DATASET EXTRACT
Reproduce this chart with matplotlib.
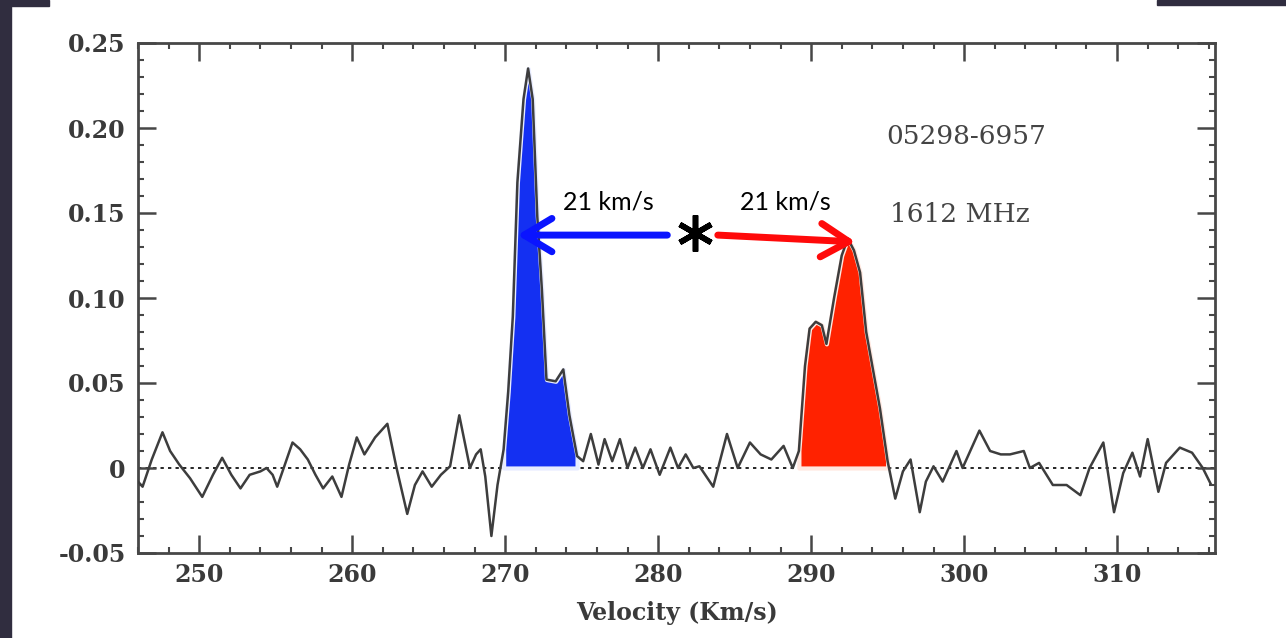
import numpy as np
import matplotlib
matplotlib.use("Agg")
import matplotlib.pyplot as plt
from matplotlib.patches import Rectangle
from matplotlib.ticker import FixedLocator, FixedFormatter, MultipleLocator

# ---- data ----
velocity = [246.0, 246.3, 246.9, 247.6, 248.1, 248.7, 249.4, 250.2, 250.9, 251.5,
            252.1, 252.7, 253.3, 254.0, 254.4, 254.8, 255.1, 255.6, 256.1, 256.6,
            257.1, 257.6, 258.1, 258.7, 259.3, 259.8, 260.3, 260.8, 261.5, 262.3,
            262.9, 263.6, 264.1, 264.6, 265.2, 265.8, 266.4, 267.0, 267.7, 268.1,
            268.4, 268.7, 269.1, 269.5, 269.9, 270.2, 270.5, 270.8, 271.2, 271.5,
            271.8, 272.1, 272.4, 272.7, 273.3, 273.8, 274.2, 274.7, 275.1, 275.6,
            276.1, 276.5, 277.0, 277.5, 278.0, 278.5, 279.0, 279.5, 280.1, 280.8,
            281.3, 281.8, 282.3, 282.7, 283.6, 284.5, 285.2, 286.0, 286.7, 287.4,
            288.2, 288.8, 289.2, 289.6, 289.9, 290.3, 290.7, 291.0, 291.5, 292.0,
            292.4, 292.8, 293.2, 293.6, 294.0, 294.5, 295.0, 295.5, 296.0, 296.5,
            297.1, 297.5, 298.0, 298.6, 299.5, 299.9, 300.4, 301.0, 301.7, 302.4,
            303.0, 303.9, 304.3, 304.9, 305.8, 306.7, 307.6, 308.2, 309.1, 309.8,
            310.4, 311.0, 311.5, 312.0, 312.7, 313.2, 314.1, 314.9, 315.6, 316.1]
flux = [-0.008, -0.011, 0.005, 0.021, 0.010, 0.002, -0.006, -0.017, -0.004, 0.006,
        -0.004, -0.012, -0.004, -0.002, 0.000, -0.004, -0.011, 0.002, 0.015, 0.011,
        0.005, -0.004, -0.012, -0.005, -0.017, 0.002, 0.018, 0.008, 0.018, 0.026,
        0.000, -0.027, -0.010, -0.002, -0.011, -0.004, 0.001, 0.031, 0.000, 0.008,
        0.011, -0.005, -0.040, -0.010, 0.011, 0.045, 0.089, 0.168, 0.217, 0.235,
        0.217, 0.148, 0.105, 0.052, 0.051, 0.058, 0.031, 0.007, 0.004, 0.020,
        0.002, 0.017, 0.004, 0.017, 0.000, 0.012, 0.000, 0.011, -0.004, 0.012,
        0.000, 0.008, 0.000, 0.001, -0.011, 0.020, 0.000, 0.015, 0.008, 0.005,
        0.013, 0.000, 0.010, 0.060, 0.082, 0.086, 0.084, 0.073, 0.100, 0.125,
        0.135, 0.128, 0.115, 0.080, 0.060, 0.035, 0.004, -0.018, -0.002, 0.005,
        -0.026, -0.008, 0.001, -0.008, 0.010, 0.000, 0.010, 0.022, 0.010, 0.008,
        0.008, 0.010, 0.000, 0.003, -0.010, -0.010, -0.016, 0.000, 0.015, -0.026,
        -0.003, 0.009, -0.005, 0.017, -0.014, 0.003, 0.012, 0.009, 0.000, -0.009]

blue_range = (269.9, 274.7)
red_range = (289.2, 295.0)

x_ticks = [250, 260, 270, 280, 290, 300, 310]
x_tick_labels = ["250", "260", "270", "280", "290", "300", "310"]
y_ticks = [-0.05, 0.0, 0.05, 0.10, 0.15, 0.20, 0.25]
y_tick_labels = ["-0.05", "0", "0.05", "0.10", "0.15", "0.20", "0.25"]

source_name = "05298-6957"
frequency_label = "1612 MHz"
speed_label = "21 km/s"
x_label = "Velocity (Km/s)"

# annotation anchors (data units)
star_pos = (282.4, 0.1385)
blue_arrow = ((280.6, 0.137), (270.8, 0.137))
red_arrow = ((283.9, 0.137), (292.9, 0.133))

# ---- figure ----
W, H = 1286, 638
fig = plt.figure(figsize=(W / 100, H / 100), dpi=100, facecolor="white")
dark = "#302d3f"
fig.patches.append(Rectangle((0, 0), 11 / W, 1, transform=fig.transFigure, color=dark, zorder=0))
fig.patches.append(Rectangle((0, 1 - 6 / H), 49 / W, 6 / H, transform=fig.transFigure, color=dark, zorder=0))
fig.patches.append(Rectangle((1157 / W, 1 - 5 / H), (W - 1157) / W, 5 / H, transform=fig.transFigure, color=dark, zorder=0))

ax = fig.add_axes([138 / W, 85 / H, (1215 - 138) / W, (553 - 43) / H])
ax.set_xlim(246.0, 316.4)
ax.set_ylim(-0.05, 0.25)

v = np.array(velocity)
f = np.array(flux)

ax.axhline(0, color="black", lw=1.2, ls=(0, (2, 2.5)), zorder=1)

mb = (v >= blue_range[0]) & (v <= blue_range[1])
mr = (v >= red_range[0]) & (v <= red_range[1])
ax.fill_between(v, 0, f, where=mb, color="#1430f2", edgecolor="#e8ecff", lw=3.0, zorder=2)
ax.fill_between(v, 0, f, where=mr, color="#ff2200", edgecolor="#ffe8e0", lw=3.0, zorder=2)
ax.plot(v, f, color="#3d3d3d", lw=1.8, zorder=3)

spine_c = "#474747"
for s in ax.spines.values():
    s.set_linewidth(2.0)
    s.set_color(spine_c)

ax.xaxis.set_major_locator(FixedLocator(x_ticks))
ax.xaxis.set_major_formatter(FixedFormatter(x_tick_labels))
ax.xaxis.set_minor_locator(MultipleLocator(2))
ax.yaxis.set_major_locator(FixedLocator(y_ticks))
ax.yaxis.set_major_formatter(FixedFormatter(y_tick_labels))
ax.yaxis.set_minor_locator(MultipleLocator(0.01))

ax.tick_params(which="both", direction="in", top=True, right=True, color=spine_c)
ax.tick_params(which="major", length=13, width=1.8)
ax.tick_params(which="minor", length=4, width=1.5)
ax.tick_params(axis="y", which="major", pad=9)
ax.tick_params(axis="x", which="major", pad=7)

for lab in ax.get_xticklabels() + ax.get_yticklabels():
    lab.set_fontfamily("DejaVu Serif")
    lab.set_fontweight("bold")
    lab.set_fontsize(17)
    lab.set_color("#3a3a3a")

ax.set_xlabel(x_label, fontfamily="DejaVu Serif", fontweight="bold", fontsize=17,
              color="#3a3a3a", labelpad=10)


def px(x, y):
    """reference pixel position (from top-left) to display coords"""
    return (x, H - y)


ax.text(*px(886, 137), source_name, transform=None, fontfamily="DejaVu Serif",
        fontsize=19, color="#444444", va="center", ha="left")
ax.text(*px(890, 215), frequency_label, transform=None, fontfamily="DejaVu Serif",
        fontsize=19, color="#444444", va="center", ha="left")

ax.text(*px(608, 202), speed_label, transform=None, fontfamily="Lato", fontsize=18,
        color="black", ha="center", va="center")
ax.text(*px(785, 202), speed_label, transform=None, fontfamily="Lato", fontsize=18,
        color="black", ha="center", va="center")

ax.plot([star_pos[0]], [star_pos[1]], marker=(6, 2, 0), markersize=26,
        markeredgewidth=4.0, color="black", zorder=6, clip_on=False)

for (start, end), col in ((blue_arrow, "#0a14ff"), (red_arrow, "#ff0a0a")):
    ax.annotate("", xy=end, xytext=start,
                arrowprops=dict(arrowstyle="->,head_length=1.0,head_width=0.6",
                                color=col, lw=5, mutation_scale=20,
                                shrinkA=0, shrinkB=0, capstyle="round",
                                joinstyle="round"),
                zorder=5)

fig.savefig("out.png", dpi=100, facecolor=fig.get_facecolor())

WHAT THIS TASK INVOLVES
Quote, exactly and only, the lines from the first line of the data above through the line containing "from matplotlib.ticker import". The pictures do not belong in it.

CORRECT ANSWER
Reproduce this chart with matplotlib.
import numpy as np
import matplotlib
matplotlib.use("Agg")
import matplotlib.pyplot as plt
from matplotlib.patches import Rectangle
from matplotlib.ticker import FixedLocator, FixedFormatter, MultipleLocator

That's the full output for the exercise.